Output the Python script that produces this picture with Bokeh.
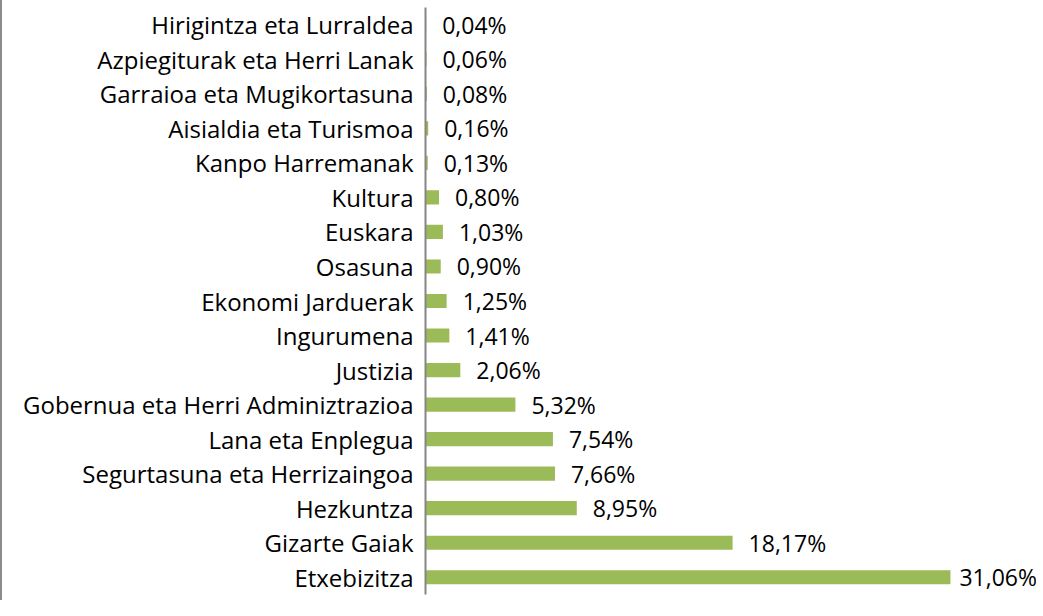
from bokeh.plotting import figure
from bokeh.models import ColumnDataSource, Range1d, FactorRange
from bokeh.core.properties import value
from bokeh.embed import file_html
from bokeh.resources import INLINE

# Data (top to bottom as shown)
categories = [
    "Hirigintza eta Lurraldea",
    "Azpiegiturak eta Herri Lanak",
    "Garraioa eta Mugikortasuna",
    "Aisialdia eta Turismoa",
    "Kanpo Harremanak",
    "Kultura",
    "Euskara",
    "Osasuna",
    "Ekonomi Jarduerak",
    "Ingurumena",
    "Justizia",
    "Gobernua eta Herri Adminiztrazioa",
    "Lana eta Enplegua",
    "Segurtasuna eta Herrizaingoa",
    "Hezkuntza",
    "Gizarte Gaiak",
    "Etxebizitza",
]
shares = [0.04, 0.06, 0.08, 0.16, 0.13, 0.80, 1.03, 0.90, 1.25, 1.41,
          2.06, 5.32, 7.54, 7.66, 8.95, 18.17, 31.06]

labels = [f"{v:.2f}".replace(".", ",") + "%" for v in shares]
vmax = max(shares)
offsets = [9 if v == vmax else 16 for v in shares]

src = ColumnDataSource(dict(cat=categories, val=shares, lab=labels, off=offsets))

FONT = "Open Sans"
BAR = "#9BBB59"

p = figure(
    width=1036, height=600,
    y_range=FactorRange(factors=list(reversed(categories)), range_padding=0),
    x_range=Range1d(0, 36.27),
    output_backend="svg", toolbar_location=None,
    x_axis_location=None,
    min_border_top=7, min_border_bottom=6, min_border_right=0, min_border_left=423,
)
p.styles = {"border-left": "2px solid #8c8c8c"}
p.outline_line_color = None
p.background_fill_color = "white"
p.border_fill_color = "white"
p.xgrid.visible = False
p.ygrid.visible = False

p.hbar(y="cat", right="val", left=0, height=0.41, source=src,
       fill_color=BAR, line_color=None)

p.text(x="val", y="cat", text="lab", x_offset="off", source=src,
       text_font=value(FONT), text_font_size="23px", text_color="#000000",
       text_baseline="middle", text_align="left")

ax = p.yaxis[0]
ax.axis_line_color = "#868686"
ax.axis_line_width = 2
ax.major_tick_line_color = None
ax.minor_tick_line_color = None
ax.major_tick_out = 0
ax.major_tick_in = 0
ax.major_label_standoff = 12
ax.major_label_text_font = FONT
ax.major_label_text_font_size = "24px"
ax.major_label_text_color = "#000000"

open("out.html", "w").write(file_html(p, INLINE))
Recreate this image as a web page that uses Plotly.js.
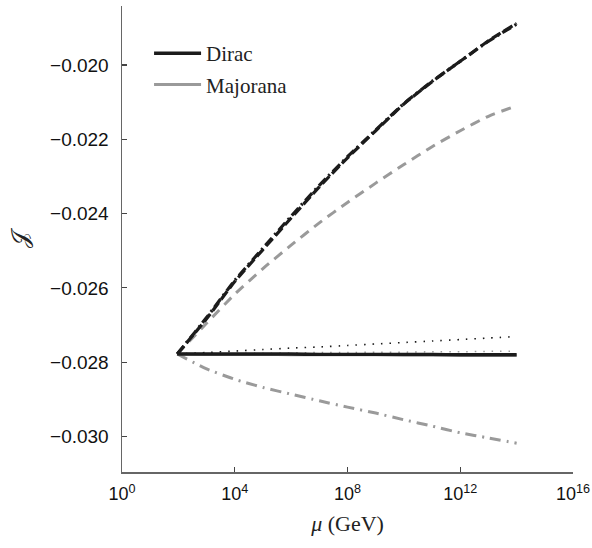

● Required task: Without the pictures, write out all of the material exactly.

● The solution:
Output the Python script that produces this picture with Bokeh.
from bokeh.plotting import figure
from bokeh.models import ColumnDataSource, Range1d, FactorRange
from bokeh.core.properties import value
from bokeh.embed import file_html
from bokeh.resources import INLINE

# Data (top to bottom as shown)
categories = [
    "Hirigintza eta Lurraldea",
    "Azpiegiturak eta Herri Lanak",
    "Garraioa eta Mugikortasuna",
    "Aisialdia eta Turismoa",
    "Kanpo Harremanak",
    "Kultura",
    "Euskara",
    "Osasuna",
    "Ekonomi Jarduerak",
    "Ingurumena",
    "Justizia",
    "Gobernua eta Herri Adminiztrazioa",
    "Lana eta Enplegua",
    "Segurtasuna eta Herrizaingoa",
    "Hezkuntza",
    "Gizarte Gaiak",
    "Etxebizitza",
]
shares = [0.04, 0.06, 0.08, 0.16, 0.13, 0.80, 1.03, 0.90, 1.25, 1.41,
          2.06, 5.32, 7.54, 7.66, 8.95, 18.17, 31.06]

labels = [f"{v:.2f}".replace(".", ",") + "%" for v in shares]
vmax = max(shares)
offsets = [9 if v == vmax else 16 for v in shares]

src = ColumnDataSource(dict(cat=categories, val=shares, lab=labels, off=offsets))

FONT = "Open Sans"
BAR = "#9BBB59"

p = figure(
    width=1036, height=600,
    y_range=FactorRange(factors=list(reversed(categories)), range_padding=0),
    x_range=Range1d(0, 36.27),
    output_backend="svg", toolbar_location=None,
    x_axis_location=None,
    min_border_top=7, min_border_bottom=6, min_border_right=0, min_border_left=423,
)
p.styles = {"border-left": "2px solid #8c8c8c"}
p.outline_line_color = None
p.background_fill_color = "white"
p.border_fill_color = "white"
p.xgrid.visible = False
p.ygrid.visible = False

p.hbar(y="cat", right="val", left=0, height=0.41, source=src,
       fill_color=BAR, line_color=None)

p.text(x="val", y="cat", text="lab", x_offset="off", source=src,
       text_font=value(FONT), text_font_size="23px", text_color="#000000",
       text_baseline="middle", text_align="left")

ax = p.yaxis[0]
ax.axis_line_color = "#868686"
ax.axis_line_width = 2
ax.major_tick_line_color = None
ax.minor_tick_line_color = None
ax.major_tick_out = 0
ax.major_tick_in = 0
ax.major_label_standoff = 12
ax.major_label_text_font = FONT
ax.major_label_text_font_size = "24px"
ax.major_label_text_color = "#000000"

open("out.html", "w").write(file_html(p, INLINE))
Recreate this image as a web page that uses Plotly.js.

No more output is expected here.